Your goal: Restate the whole listing word for word. Pictures are left out.

════════════════════

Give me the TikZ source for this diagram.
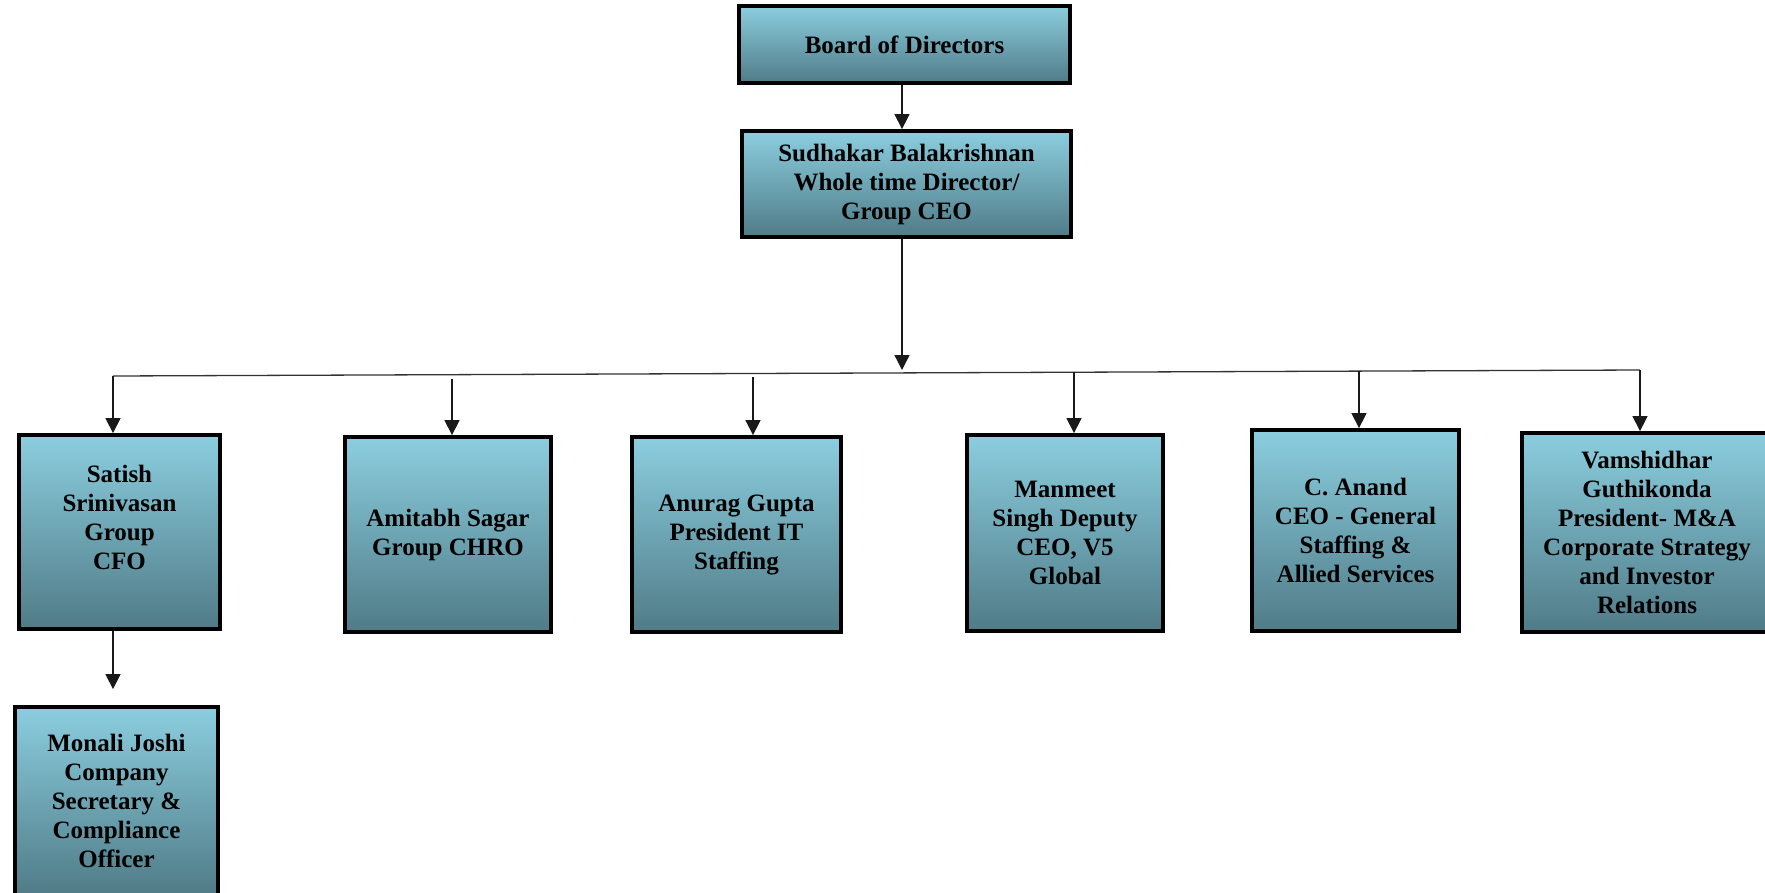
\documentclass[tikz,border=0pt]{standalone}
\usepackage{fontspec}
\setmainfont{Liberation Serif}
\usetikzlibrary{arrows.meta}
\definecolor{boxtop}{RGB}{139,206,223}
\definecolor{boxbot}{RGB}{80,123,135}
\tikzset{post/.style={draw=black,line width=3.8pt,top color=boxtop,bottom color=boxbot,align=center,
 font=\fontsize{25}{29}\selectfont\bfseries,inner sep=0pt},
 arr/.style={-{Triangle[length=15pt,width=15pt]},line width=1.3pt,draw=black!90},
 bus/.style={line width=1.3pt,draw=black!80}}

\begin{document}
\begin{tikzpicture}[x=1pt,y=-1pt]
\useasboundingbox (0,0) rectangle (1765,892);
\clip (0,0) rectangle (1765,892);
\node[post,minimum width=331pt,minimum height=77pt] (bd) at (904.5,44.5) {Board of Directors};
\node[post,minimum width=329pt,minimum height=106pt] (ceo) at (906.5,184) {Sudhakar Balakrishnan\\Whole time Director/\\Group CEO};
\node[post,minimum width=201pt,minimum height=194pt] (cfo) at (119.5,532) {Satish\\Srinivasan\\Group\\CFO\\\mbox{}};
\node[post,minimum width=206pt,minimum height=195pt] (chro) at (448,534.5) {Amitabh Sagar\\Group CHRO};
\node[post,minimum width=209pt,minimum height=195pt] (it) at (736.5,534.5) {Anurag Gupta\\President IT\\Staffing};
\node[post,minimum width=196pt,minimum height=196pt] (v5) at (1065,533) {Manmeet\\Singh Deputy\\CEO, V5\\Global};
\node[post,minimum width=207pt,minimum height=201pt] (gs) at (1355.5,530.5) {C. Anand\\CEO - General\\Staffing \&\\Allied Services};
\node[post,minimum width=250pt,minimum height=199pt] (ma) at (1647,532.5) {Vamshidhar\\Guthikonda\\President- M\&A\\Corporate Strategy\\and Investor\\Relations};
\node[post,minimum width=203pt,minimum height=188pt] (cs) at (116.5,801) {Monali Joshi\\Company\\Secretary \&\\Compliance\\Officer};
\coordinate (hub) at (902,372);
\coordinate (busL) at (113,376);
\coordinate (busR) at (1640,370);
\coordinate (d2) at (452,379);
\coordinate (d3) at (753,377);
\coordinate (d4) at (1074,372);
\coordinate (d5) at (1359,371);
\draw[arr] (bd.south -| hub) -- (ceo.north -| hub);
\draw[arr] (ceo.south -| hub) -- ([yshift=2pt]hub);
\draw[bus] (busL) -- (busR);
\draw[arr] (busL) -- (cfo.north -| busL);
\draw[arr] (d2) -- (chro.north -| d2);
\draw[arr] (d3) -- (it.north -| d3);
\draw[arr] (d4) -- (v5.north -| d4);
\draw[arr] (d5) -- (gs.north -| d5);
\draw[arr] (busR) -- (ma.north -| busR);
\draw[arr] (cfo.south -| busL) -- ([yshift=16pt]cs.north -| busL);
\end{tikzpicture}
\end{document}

════════════════════

Output of the task:
Give me the TikZ source for this diagram.
\documentclass[tikz,border=0pt]{standalone}
\usepackage{fontspec}
\setmainfont{Liberation Serif}
\usetikzlibrary{arrows.meta}
\definecolor{boxtop}{RGB}{139,206,223}
\definecolor{boxbot}{RGB}{80,123,135}
\tikzset{post/.style={draw=black,line width=3.8pt,top color=boxtop,bottom color=boxbot,align=center,
 font=\fontsize{25}{29}\selectfont\bfseries,inner sep=0pt},
 arr/.style={-{Triangle[length=15pt,width=15pt]},line width=1.3pt,draw=black!90},
 bus/.style={line width=1.3pt,draw=black!80}}

\begin{document}
\begin{tikzpicture}[x=1pt,y=-1pt]
\useasboundingbox (0,0) rectangle (1765,892);
\clip (0,0) rectangle (1765,892);
\node[post,minimum width=331pt,minimum height=77pt] (bd) at (904.5,44.5) {Board of Directors};
\node[post,minimum width=329pt,minimum height=106pt] (ceo) at (906.5,184) {Sudhakar Balakrishnan\\Whole time Director/\\Group CEO};
\node[post,minimum width=201pt,minimum height=194pt] (cfo) at (119.5,532) {Satish\\Srinivasan\\Group\\CFO\\\mbox{}};
\node[post,minimum width=206pt,minimum height=195pt] (chro) at (448,534.5) {Amitabh Sagar\\Group CHRO};
\node[post,minimum width=209pt,minimum height=195pt] (it) at (736.5,534.5) {Anurag Gupta\\President IT\\Staffing};
\node[post,minimum width=196pt,minimum height=196pt] (v5) at (1065,533) {Manmeet\\Singh Deputy\\CEO, V5\\Global};
\node[post,minimum width=207pt,minimum height=201pt] (gs) at (1355.5,530.5) {C. Anand\\CEO - General\\Staffing \&\\Allied Services};
\node[post,minimum width=250pt,minimum height=199pt] (ma) at (1647,532.5) {Vamshidhar\\Guthikonda\\President- M\&A\\Corporate Strategy\\and Investor\\Relations};
\node[post,minimum width=203pt,minimum height=188pt] (cs) at (116.5,801) {Monali Joshi\\Company\\Secretary \&\\Compliance\\Officer};
\coordinate (hub) at (902,372);
\coordinate (busL) at (113,376);
\coordinate (busR) at (1640,370);
\coordinate (d2) at (452,379);
\coordinate (d3) at (753,377);
\coordinate (d4) at (1074,372);
\coordinate (d5) at (1359,371);
\draw[arr] (bd.south -| hub) -- (ceo.north -| hub);
\draw[arr] (ceo.south -| hub) -- ([yshift=2pt]hub);
\draw[bus] (busL) -- (busR);
\draw[arr] (busL) -- (cfo.north -| busL);
\draw[arr] (d2) -- (chro.north -| d2);
\draw[arr] (d3) -- (it.north -| d3);
\draw[arr] (d4) -- (v5.north -| d4);
\draw[arr] (d5) -- (gs.north -| d5);
\draw[arr] (busR) -- (ma.north -| busR);
\draw[arr] (cfo.south -| busL) -- ([yshift=16pt]cs.north -| busL);
\end{tikzpicture}
\end{document}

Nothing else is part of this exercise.